The coalition’s flagship benefit cap has nothing to do with getting people back to work, she maintains. “It’s populist. It’s a headline. Just look at the evidence. You’ve got first the overall universal benefit cap, then you’ve got a 1% welfare cap, and then you’ve got the big macro welfare cap. So they’ve found something, a message that works in polling, it’s called a benefit cap. And then they’ve invented policy around it three times.”
This government policy reveals two fundamental problems. First, the subordination of policy to short-term public relations objectives, where unworkable and unethical policies are pursued to mollify popular prejudices irrespective of the financial or human costs. And second, the competition between all three main party leaders to mollify the same set of popular prejudices.

And this reveals Nick Clegg’s main failing as Liberal Democrat party leader: his fallacious belief that most voters basically agree with one another, therefore that the party’s strategy should be to compete with the Conservatives and Labour for this imaginary ‘centre ground’.

But there is no such thing as the ‘centre ground’, no opinion that “most people think”, no mass in the middle you can mollify to win power. Yes, every poll result shows an average, but an average is not necessarily normal or typical. As Brian of Nazareth famously declared, “You’re all individuals!” Every Liberal should know that.

To understand why Clegg’s belief in the ‘centre ground’ is so utterly, catastrophically wrong, it is worth studying the Cultural Dynamics system of mapping of people’s different values. Basically, people divide into three broad categories: ‘Settler’, ‘Prospector’ and ‘Pioneer’, each sub-divided into four ‘values modes’, 12 in all. Take the test here to see where you fit.

The Liberal Democrat heartland is among ‘Pioneers’, and in good times expands into ‘Prospector’ territory. Support is negligible among ‘Settlers’, even when the party’s poll ratings are high. The voters who are nervous about immigration are concentrated in the ‘Settler’ group and never vote Liberal Democrat anyway, so why on earth does Clegg imagine he has to mollify such people when he has no chance whatever of winning their support? It can only be because he imagines that the electorate is essentially homogeneous, hence his repeated references to the ‘centre ground’. It cannot be overstated what a disastrous illusion that is.

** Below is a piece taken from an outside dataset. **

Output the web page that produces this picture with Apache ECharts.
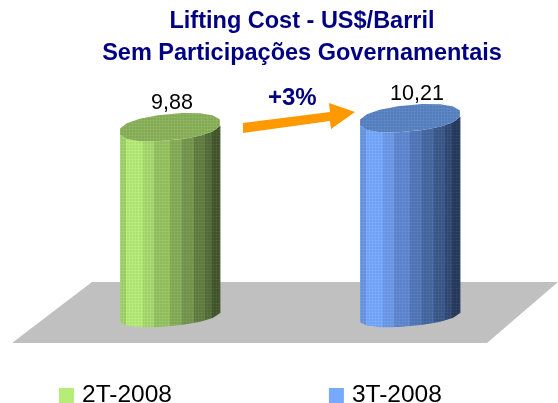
<!DOCTYPE html>
<html>
<head>
<meta charset="utf-8">
<style>
html, body { margin: 0; padding: 0; background: #fff; }
#chart-container { width: 558px; height: 403px; }
</style>
<script src="https://cdn.jsdelivr.net/npm/echarts@6/dist/echarts.min.js"></script>
</head>
<body>
<div id="chart-container"></div>
<script>
var titleLines = ['Lifting Cost - US$/Barril', 'Sem Participações Governamentais'];
var categories = ['2T-2008', '3T-2008'];
var values = [9.88, 10.21];
var valueLabels = ['9,88', '10,21'];
var changeLabel = '+3%';

// share of the bar width taken by each vertical strip, left to right
var stripWidths = [0.06, 0.17, 0.11, 0.16, 0.12, 0.12, 0.11, 0.07, 0.08];
var greenStrips = ['#a3d36a', '#b6ec78', '#a8da70', '#96c463', '#86ae58', '#75984e', '#647f44', '#566e3c', '#46582f'];
var blueStrips = ['#6c97e4', '#77a9ff', '#6d9bea', '#6088d2', '#5379bb', '#4769a3', '#3c5a8c', '#334c77', '#283c5e'];
var green = '#b6ec78', blue = '#77a9ff';
var greenTop = '#8bb35b', blueTop = '#5a84c4';

var dom = document.getElementById('chart-container');
var myChart = echarts.init(dom, null, { renderer: 'canvas' });

// little dot tile, the original has a dithered look
var tile = document.createElement('canvas');
tile.width = 3;
tile.height = 3;
var tctx = tile.getContext('2d');
tctx.fillStyle = 'rgba(255,255,255,0.07)';
tctx.fillRect(0, 0, 1, 1);
tctx.fillStyle = 'rgba(0,0,0,0.05)';
tctx.fillRect(1, 1, 2, 2);

function cylinder(strips, topColor, labelText, labelDx) {
    return function (params, api) {
        var idx = api.value(0);
        var base = api.coord([idx, 3]);
        var top = api.coord([idx, api.value(1)]);
        var cx = base[0];
        var rx = api.size([1, 0])[0] * 0.208;
        var topRy = 13, bottomRy = 11, shear = 0.09;
        var sides = 16;
        var power = 0.88;

        // the round ends are really many sided polygons, a bit blunt at the sides
        function ring(cy, ry) {
            var pts = [];
            var lim = Math.pow(Math.cos(Math.PI / sides), power);
            for (var k = 0; k < sides; k++) {
                var t = (k + 0.5) / sides * Math.PI * 2;
                var c = Math.cos(t), n = Math.sin(t);
                var px = cx + rx / lim * (c < 0 ? -1 : 1) * Math.pow(Math.abs(c), power);
                pts.push([px, cy + ry / lim * (n < 0 ? -1 : 1) * Math.pow(Math.abs(n), power) - shear * (px - cx)]);
            }
            return pts;
        }

        // lower edge of a ring at x
        function front(x, cy, ry) {
            var pts = ring(cy, ry).slice(0, sides / 2);
            for (var i = 0; i < pts.length - 1; i++) {
                if (x <= pts[i][0] && x >= pts[i + 1][0]) {
                    var f = (x - pts[i + 1][0]) / (pts[i][0] - pts[i + 1][0]);
                    return pts[i + 1][1] + f * (pts[i][1] - pts[i + 1][1]);
                }
            }
            return x < cx ? pts[pts.length - 1][1] : pts[0][1];
        }

        function sidePoints(x0, x1) {
            var upper = [], lower = [];
            for (var x = x0; x < x1; x += 1) {
                upper.push([x, front(x, top[1], topRy)]);
                lower.unshift([x, front(x, base[1], bottomRy)]);
            }
            upper.push([x1, front(x1, top[1], topRy)]);
            lower.unshift([x1, front(x1, base[1], bottomRy)]);
            return upper.concat(lower);
        }

        var children = [];
        var x0 = cx - rx;
        strips.forEach(function (c, i) {
            var x1 = x0 + stripWidths[i] * rx * 2;
            children.push({
                type: 'polygon',
                shape: { points: sidePoints(x0, x1 + 0.5) },
                style: { fill: c }
            });
            x0 = x1;
        });

        var topRing = ring(top[1], topRy);
        children.push({
            type: 'polygon',
            shape: { points: sidePoints(cx - rx, cx + rx) },
            style: { fill: { image: tile, repeat: 'repeat' } }
        });
        children.push({
            type: 'polygon',
            shape: { points: topRing },
            style: { fill: topColor }
        });
        children.push({
            type: 'polygon',
            shape: { points: topRing },
            style: { fill: { image: tile, repeat: 'repeat' } }
        });
        children.push({
            type: 'text',
            style: {
                text: labelText,
                x: cx + labelDx,
                y: top[1] - 24,
                align: 'center',
                verticalAlign: 'middle',
                fill: '#000',
                font: '21.5px "Liberation Sans"'
            }
        });
        return { type: 'group', children: children };
    };
}

var option = {
    animation: false,
    backgroundColor: '#fff',
    title: {
        text: titleLines.join('\n'),
        left: 297,
        top: 1,
        textAlign: 'center',
        textStyle: {
            color: '#000080',
            fontFamily: 'Liberation Sans',
            fontWeight: 'bold',
            fontSize: 23.5,
            lineHeight: 32
        }
    },
    legend: {
        left: 54,
        top: 378,
        icon: 'rect',
        itemWidth: 15,
        itemHeight: 15,
        itemGap: 157,
        itemStyle: { borderWidth: 0 },
        textStyle: { color: '#000', fontFamily: 'Liberation Sans', fontSize: 24.5, padding: [0, 0, 0, 3] },
        data: categories
    },
    grid: { left: 50, width: 480, top: 42, height: 273 },
    xAxis: {
        type: 'category',
        data: categories,
        show: false
    },
    yAxis: {
        type: 'value',
        min: 3,
        max: 13,
        show: false
    },
    graphic: [
        {
            type: 'polygon',
            z: -1,
            shape: { points: [[92, 282], [558, 282], [487, 343], [12, 343]] },
            style: { fill: '#c0c0c0' }
        },
        {
            type: 'polygon',
            z: 10,
            shape: { points: [[243, 123], [330, 112], [329, 103], [355, 112], [331, 129], [330, 121], [243, 133]] },
            style: { fill: '#ff9900' }
        },
        {
            type: 'text',
            z: 10,
            left: 268,
            top: 86,
            style: {
                text: changeLabel,
                fill: '#000080',
                font: 'bold 24px "Liberation Sans"'
            }
        }
    ],
    series: [
        {
            type: 'custom',
            name: categories[0],
            itemStyle: { color: green },
            renderItem: cylinder(greenStrips, greenTop, valueLabels[0], 2),
            data: [[0, values[0]]]
        },
        {
            type: 'custom',
            name: categories[1],
            itemStyle: { color: blue },
            renderItem: cylinder(blueStrips, blueTop, valueLabels[1], 7),
            data: [[1, values[1]]]
        }
    ]
};

myChart.setOption(option);
window.addEventListener('resize', myChart.resize);
</script>
</body>
</html>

It explains why Clegg is alienating the party’s natural base while predictably failing to encroach on UKIP’s territory, hence Liberal Democrat poll ratings remain stuck at 10%.

Despite Sarah Teather’s warnings, the party will probably have to learn the hard way why Clegg’s ‘centre ground’ strategy is so disastrous. Even then, will there be enough party activists left after 2015 to rebuild support among ‘Pioneers’?

Postscript: In a blog post for the Centre for European Reform titled Don’t let England’s poujadists kill London’s golden goose, Simon Tilford argues why pandering to anti-immigrant sentiment is wrong. Since anti-immigrant sentiment is concentrated among older people who never vote Liberal Democrat anyway, the Liberal Democrats have nothing to lose by attacking their ignorance and bigotry.

1 comment:

  1. An excellent article - and I speak as a paid up member of the Labour party.

    Please sort your (parliamentary) party out pronto.